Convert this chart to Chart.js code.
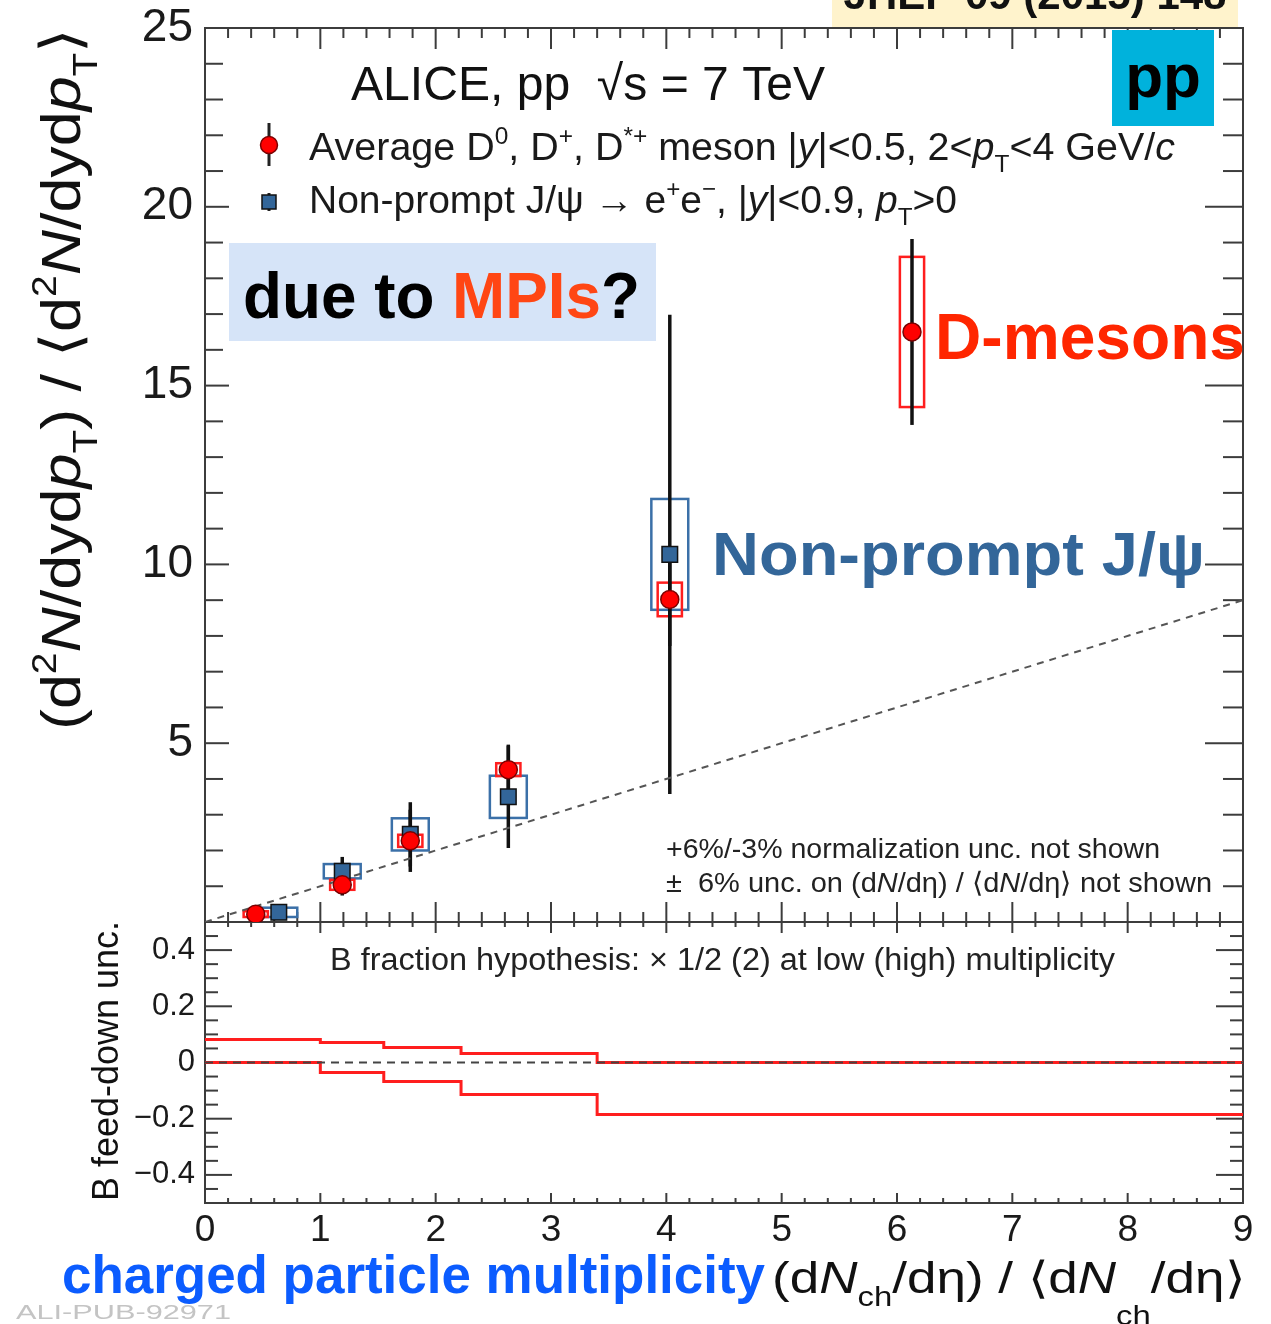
<!DOCTYPE html>
<html lang="en">
<head>
<meta charset="UTF-8">
<title>D-meson and non-prompt J/psi yields vs multiplicity</title>
<style>
    html, body { margin: 0; padding: 0; background: #ffffff; }
    #wrap { position: relative; width: 1271px; height: 1324px; }
    canvas { display: block; }
</style>
</head>
<body>
<div id="wrap"><canvas id="yieldChart" width="1271" height="1324"></canvas></div>
<script src="https://cdn.jsdelivr.net/npm/chart.js"></script>
<script>
// self-normalised yields vs self-normalised multiplicity, pp 7 TeV
const dMesonMult  = [0.44, 1.19, 1.78, 2.63, 4.03, 6.13];
const dMesonYield = [0.22, 1.04, 2.27, 4.26, 9.02, 16.5];
const dMesonStat  = [0.10, 0.30, 0.87, 0.70, 1.30, 2.60];
const dMesonSyst  = [0.08, 0.14, 0.17, 0.18, 0.47, 2.10];

const jpsiMult  = [0.64, 1.19, 1.78, 2.63, 4.03];
const jpsiYield = [0.27, 1.42, 2.45, 3.50, 10.28];
const jpsiStat  = [0.10, 0.40, 0.90, 1.43, 6.70];
const jpsiSyst  = [0.13, 0.20, 0.45, 0.59, 1.55];

// y = x reference
const refMult  = [0, 9];
const refYield = [0, 9];

// B feed-down uncertainty bands (bin edges + values per bin)
const fdEdges = [0, 1.0, 1.55, 2.22, 3.4, 9];
const fdUpper = [0.082, 0.071, 0.053, 0.032, 0.0];
const fdLower = [0.0, -0.036, -0.068, -0.114, -0.185];

const xTicks     = [0, 1, 2, 3, 4, 5, 6, 7, 8, 9];
const yTicks     = [5, 10, 15, 20, 25];
const ratioTicks = [-0.4, -0.2, 0, 0.2, 0.4];

const FONT = '"Liberation Sans", Arial, Helvetica, sans-serif';

const KINDS = {
    '':   { scale: 1,    dy: 0,     italic: false },
    i:    { scale: 1,    dy: 0,     italic: true },
    sup:  { scale: 0.62, dy: -0.42, italic: false },
    sub:  { scale: 0.62, dy: 0.30,  italic: false },
    low:  { scale: 0.62, dy: 0.72,  italic: false }
};

// text with italics / sub- and superscripts, optionally squeezed to a width
function richText(ctx, parts, x, y, size, opts = {}) {
    const { width, align = 'left', bold = false, color = '#111' } = opts;
    const fontFor = k => `${k.italic ? 'italic ' : ''}${bold ? 'bold ' : ''}${(size * k.scale).toFixed(1)}px ${FONT}`;
    let natural = 0;
    for (const [t, kind] of parts) {
        ctx.font = fontFor(KINDS[kind]);
        natural += ctx.measureText(t).width;
    }
    const sx = width ? width / natural : 1;
    const total = natural * sx;
    const start = align === 'center' ? -total / 2 : align === 'right' ? -total : 0;
    ctx.save();
    ctx.translate(x + start, y);
    ctx.scale(sx, 1);
    ctx.textAlign = 'left';
    ctx.textBaseline = 'alphabetic';
    let cx = 0;
    for (const [t, kind, col] of parts) {
        const k = KINDS[kind];
        ctx.font = fontFor(k);
        ctx.fillStyle = col || color;
        ctx.fillText(t, cx, k.dy * size);
        cx += ctx.measureText(t).width;
    }
    ctx.restore();
}

function seg(ctx, x1, y1, x2, y2) {
    ctx.beginPath();
    ctx.moveTo(x1, y1);
    ctx.lineTo(x2, y2);
    ctx.stroke();
}

// keep the pads at fixed pixel extents: no extra room for edge labels
function fixedWidth(w) {
    return s => {
        s.width = w;
        s.paddingTop = 0;
        s.paddingBottom = 0;
    };
}

// ROOT-style frames with inward ticks on all sides of both pads
const framePlugin = {
    id: 'padFrames',
    beforeDatasetsDraw(chart) {
        const { ctx, chartArea: a } = chart;
        const { x, y, y2 } = chart.scales;
        ctx.save();
        ctx.strokeStyle = '#3c3c3c';
        ctx.lineWidth = 2;
        ctx.strokeRect(a.left, y.top, a.right - a.left, y.bottom - y.top);
        ctx.strokeRect(a.left, y2.top, a.right - a.left, y2.bottom - y2.top);

        for (let i = 0; i <= 45; i++) {
            const px = x.getPixelForValue(i / 5);
            const major = i % 5 === 0;
            seg(ctx, px, y.top, px, y.top + (major ? 21 : 10));
            seg(ctx, px, y.bottom, px, y.bottom - (major ? 20 : 10));
            seg(ctx, px, y2.top, px, y2.top + (major ? 11 : 5));
            seg(ctx, px, y2.bottom, px, y2.bottom - (major ? 10 : 5));
        }
        for (let i = 0; i <= 25; i++) {
            const py = y.getPixelForValue(i);
            const major = i % 5 === 0;
            seg(ctx, a.left, py, a.left + (major ? 24 : 18), py);
            seg(ctx, a.right, py, a.right - (major ? 38 : 20), py);
        }
        for (let i = -10; i <= 10; i++) {
            const py = y2.getPixelForValue(i * 0.05);
            const major = i % 4 === 0;
            seg(ctx, a.left, py, a.left + (major ? 27 : 13), py);
            seg(ctx, a.right, py, a.right - (major ? 27 : 13), py);
        }
        ctx.restore();
    }
};

// systematic boxes and statistical bars, under the markers
const errorPlugin = {
    id: 'errorBars',
    beforeDatasetsDraw(chart) {
        const { ctx } = chart;
        const { x, y } = chart.scales;
        ctx.save();
        const box = (xs, ys, err, halfW, color) => {
            ctx.strokeStyle = color;
            ctx.lineWidth = 2.5;
            xs.forEach((v, i) => {
                const l = x.getPixelForValue(v - halfW), r = x.getPixelForValue(v + halfW);
                const t = y.getPixelForValue(ys[i] + err[i]), b = y.getPixelForValue(ys[i] - err[i]);
                ctx.strokeRect(l, t, r - l, b - t);
            });
        };
        box(jpsiMult, jpsiYield, jpsiSyst, 0.16, '#3b70a8');
        box(dMesonMult, dMesonYield, dMesonSyst, 0.105, '#ff1e1e');

        ctx.strokeStyle = '#111';
        ctx.lineWidth = 3.5;
        const bars = (xs, ys, err) => xs.forEach((v, i) => {
            const px = x.getPixelForValue(v);
            seg(ctx, px, y.getPixelForValue(ys[i] + err[i]), px, y.getPixelForValue(ys[i] - err[i]));
        });
        bars(jpsiMult, jpsiYield, jpsiStat);
        bars(dMesonMult, dMesonYield, dMesonStat);
        ctx.restore();
    }
};

const textPlugin = {
    id: 'figureText',
    afterDraw(chart) {
        const { ctx } = chart;
        ctx.save();

        // journal tag and system box
        ctx.fillStyle = '#fff3cc';
        ctx.fillRect(832, 0, 406, 27);
        ctx.font = `bold 42px ${FONT}`;
        ctx.fillStyle = '#111';
        ctx.textAlign = 'center';
        ctx.fillText('JHEP 09 (2015) 148', 1035, 9);
        ctx.fillStyle = '#00b2dc';
        ctx.fillRect(1112, 30, 102, 96);
        ctx.font = `bold 62px ${FONT}`;
        ctx.fillStyle = '#000';
        ctx.fillText('pp', 1163, 97);

        richText(ctx, [['ALICE, pp  \u221As = 7 TeV', '']], 351, 100, 49, { width: 474 });

        // legend
        ctx.strokeStyle = '#222';
        ctx.lineWidth = 3;
        seg(ctx, 269, 123, 269, 166);
        ctx.beginPath();
        ctx.arc(269, 145, 8.5, 0, Math.PI * 2);
        ctx.fillStyle = '#ff0000';
        ctx.fill();
        ctx.lineWidth = 1.5;
        ctx.strokeStyle = '#7a0000';
        ctx.stroke();
        ctx.strokeStyle = '#222';
        ctx.lineWidth = 3;
        seg(ctx, 269, 193, 269, 211);
        ctx.fillStyle = '#336699';
        ctx.fillRect(262, 195, 14, 14);
        ctx.lineWidth = 1.5;
        ctx.strokeStyle = '#111';
        ctx.strokeRect(262, 195, 14, 14);

        richText(ctx, [
            ['Average D', ''], ['0', 'sup'], [', D', ''], ['+', 'sup'], [', D', ''], ['*+', 'sup'],
            [' meson |', ''], ['y', 'i'], ['|<0.5, 2<', ''], ['p', 'i'], ['T', 'sub'],
            ['<4 GeV/', ''], ['c', 'i']
        ], 309, 160, 39, { width: 866, color: '#1a1a1a' });
        richText(ctx, [
            ['Non-prompt J/\u03C8 \u2192 e', ''], ['+', 'sup'], ['e', ''], ['\u2212', 'sup'],
            [', |', ''], ['y', 'i'], ['|<0.9, ', ''], ['p', 'i'], ['T', 'sub'], ['>0', '']
        ], 309, 213, 39, { width: 648, color: '#1a1a1a' });

        // call-outs
        ctx.fillStyle = '#d6e4f8';
        ctx.fillRect(229, 243, 427, 98);
        richText(ctx, [['due to ', '', '#000'], ['MPIs', '', '#ff4614'], ['?', '', '#000']],
            243, 318, 64, { width: 397, bold: true });
        richText(ctx, [['D-mesons', '']], 935, 359, 64, { width: 310, bold: true, color: '#ff2600' });
        richText(ctx, [['Non-prompt J/\u03C8', '']], 712, 575, 62, { width: 493, bold: true, color: '#336699' });

        richText(ctx, [['+6%/-3% normalization unc. not shown', '']], 666, 858, 28, { width: 494, color: '#222' });
        richText(ctx, [
            ['\u00B1  6% unc. on (d', ''], ['N', 'i'], ['/d\u03B7) / \u27E8d', ''], ['N', 'i'], ['/d\u03B7\u27E9 not shown', '']
        ], 666, 892, 28, { width: 546, color: '#222' });
        richText(ctx, [['B fraction hypothesis: \u00D7 1/2 (2) at low (high) multiplicity', '']],
            330, 970, 31, { width: 785, color: '#222' });

        // axis titles
        ctx.save();
        ctx.translate(80, 379);
        ctx.rotate(-Math.PI / 2);
        richText(ctx, [
            ['(d', ''], ['2', 'sup'], ['N', 'i'], ['/dyd', ''], ['p', 'i'], ['T', 'sub'],
            [') / \u27E8d', ''], ['2', 'sup'], ['N', 'i'], ['/dyd', ''], ['p', 'i'], ['T', 'sub'], ['\u27E9', '']
        ], 0, 0, 56, { width: 702, align: 'center', color: '#111' });
        ctx.restore();

        ctx.save();
        ctx.translate(118, 1061);
        ctx.rotate(-Math.PI / 2);
        richText(ctx, [['B feed-down unc.', '']], 0, 0, 37, { width: 280, align: 'center', color: '#111' });
        ctx.restore();

        richText(ctx, [['charged particle multiplicity', '']], 62, 1293, 53, { width: 703, bold: true, color: '#0b5cff' });
        richText(ctx, [
            ['(d', ''], ['N', 'i'], ['ch', 'sub'], ['/d\u03B7) / \u27E8d', ''], ['N', 'i'], ['ch', 'low'], ['/d\u03B7\u27E9', '']
        ], 772, 1293, 44, { width: 473, color: '#111' });

        richText(ctx, [['ALI-PUB-92971', '']], 16, 1319, 20, { width: 215, color: '#c4c4c4' });
        ctx.restore();
    }
};

const ctx = document.getElementById('yieldChart').getContext('2d');
const yieldChart = new Chart(ctx, {
    type: 'scatter',
    data: {
        datasets: [
            {
                label: 'D mesons',
                data: dMesonMult.map((v, i) => ({ x: v, y: dMesonYield[i] })),
                yAxisID: 'y',
                pointStyle: 'circle',
                pointRadius: 9,
                backgroundColor: '#ff0000',
                borderColor: '#7a0000',
                borderWidth: 1.5
            },
            {
                label: 'Non-prompt J/psi',
                data: jpsiMult.map((v, i) => ({ x: v, y: jpsiYield[i] })),
                yAxisID: 'y',
                pointStyle: 'rect',
                pointRadius: 11,
                backgroundColor: '#336699',
                borderColor: '#111111',
                borderWidth: 1.5
            },
            {
                label: 'y = x',
                type: 'line',
                data: refMult.map((v, i) => ({ x: v, y: refYield[i] })),
                yAxisID: 'y',
                borderColor: '#555555',
                borderWidth: 2,
                borderDash: [7, 6],
                pointRadius: 0
            },
            {
                label: 'zero',
                type: 'line',
                data: [{ x: 0, y: 0 }, { x: 9, y: 0 }],
                yAxisID: 'y2',
                borderColor: '#444444',
                borderWidth: 2,
                borderDash: [8, 6],
                pointRadius: 0
            },
            {
                label: 'feed-down upper',
                type: 'line',
                data: fdEdges.map((e, i) => ({ x: e, y: fdUpper[Math.min(i, fdUpper.length - 1)] })),
                yAxisID: 'y2',
                stepped: 'before',
                borderColor: '#ff1e1e',
                borderWidth: 3,
                pointRadius: 0
            },
            {
                label: 'feed-down lower',
                type: 'line',
                data: fdEdges.map((e, i) => ({ x: e, y: fdLower[Math.min(i, fdLower.length - 1)] })),
                yAxisID: 'y2',
                stepped: 'before',
                borderColor: '#ff1e1e',
                borderWidth: 3,
                pointRadius: 0
            }
        ]
    },
    options: {
        responsive: false,
        animation: false,
        layout: { padding: { top: 28, right: 28, left: 0, bottom: 0 } },
        plugins: { legend: { display: false }, tooltip: { enabled: false } },
        scales: {
            x: {
                type: 'linear',
                position: 'bottom',
                min: 0,
                max: 9,
                grid: { display: false, drawTicks: false },
                border: { display: false },
                afterBuildTicks: s => { s.ticks = xTicks.map(v => ({ value: v })); },
                afterFit: s => { s.height = 121; s.paddingLeft = 0; s.paddingRight = 0; },
                ticks: { font: { family: FONT, size: 37 }, color: '#1a1a1a', padding: 6, maxRotation: 0, autoSkip: false }
            },
            y: {
                type: 'linear',
                position: 'left',
                stack: 'pads',
                stackWeight: 894,
                weight: 2,
                min: 0,
                max: 25,
                grid: { display: false, drawTicks: false },
                border: { display: false },
                afterBuildTicks: s => { s.ticks = yTicks.map(v => ({ value: v })); },
                afterFit: fixedWidth(205),
                ticks: { font: { family: FONT, size: 46 }, color: '#1a1a1a', padding: 12, autoSkip: false }
            },
            y2: {
                type: 'linear',
                position: 'left',
                stack: 'pads',
                stackWeight: 281,
                weight: 1,
                min: -0.5,
                max: 0.5,
                grid: { display: false, drawTicks: false },
                border: { display: false },
                afterBuildTicks: s => { s.ticks = ratioTicks.map(v => ({ value: v })); },
                afterFit: fixedWidth(205),
                ticks: {
                    font: { family: FONT, size: 31 },
                    color: '#1a1a1a',
                    padding: 10,
                    autoSkip: false,
                    callback: v => (v === 0 ? '0' : (v < 0 ? '\u2212' : '') + Math.abs(v).toFixed(1))
                }
            }
        }
    },
    plugins: [framePlugin, errorPlugin, textPlugin]
});
</script>
</body>
</html>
_ _ _ _ _
Written request: From the opening line of the listing above through the line bearing "const refYield = [0, 9];", repeat each line exactly. Drop every picture.

Correct result:
Convert this chart to Chart.js code.
<!DOCTYPE html>
<html lang="en">
<head>
<meta charset="UTF-8">
<title>D-meson and non-prompt J/psi yields vs multiplicity</title>
<style>
    html, body { margin: 0; padding: 0; background: #ffffff; }
    #wrap { position: relative; width: 1271px; height: 1324px; }
    canvas { display: block; }
</style>
</head>
<body>
<div id="wrap"><canvas id="yieldChart" width="1271" height="1324"></canvas></div>
<script src="https://cdn.jsdelivr.net/npm/chart.js"></script>
<script>
// self-normalised yields vs self-normalised multiplicity, pp 7 TeV
const dMesonMult  = [0.44, 1.19, 1.78, 2.63, 4.03, 6.13];
const dMesonYield = [0.22, 1.04, 2.27, 4.26, 9.02, 16.5];
const dMesonStat  = [0.10, 0.30, 0.87, 0.70, 1.30, 2.60];
const dMesonSyst  = [0.08, 0.14, 0.17, 0.18, 0.47, 2.10];

const jpsiMult  = [0.64, 1.19, 1.78, 2.63, 4.03];
const jpsiYield = [0.27, 1.42, 2.45, 3.50, 10.28];
const jpsiStat  = [0.10, 0.40, 0.90, 1.43, 6.70];
const jpsiSyst  = [0.13, 0.20, 0.45, 0.59, 1.55];

// y = x reference
const refMult  = [0, 9];
const refYield = [0, 9];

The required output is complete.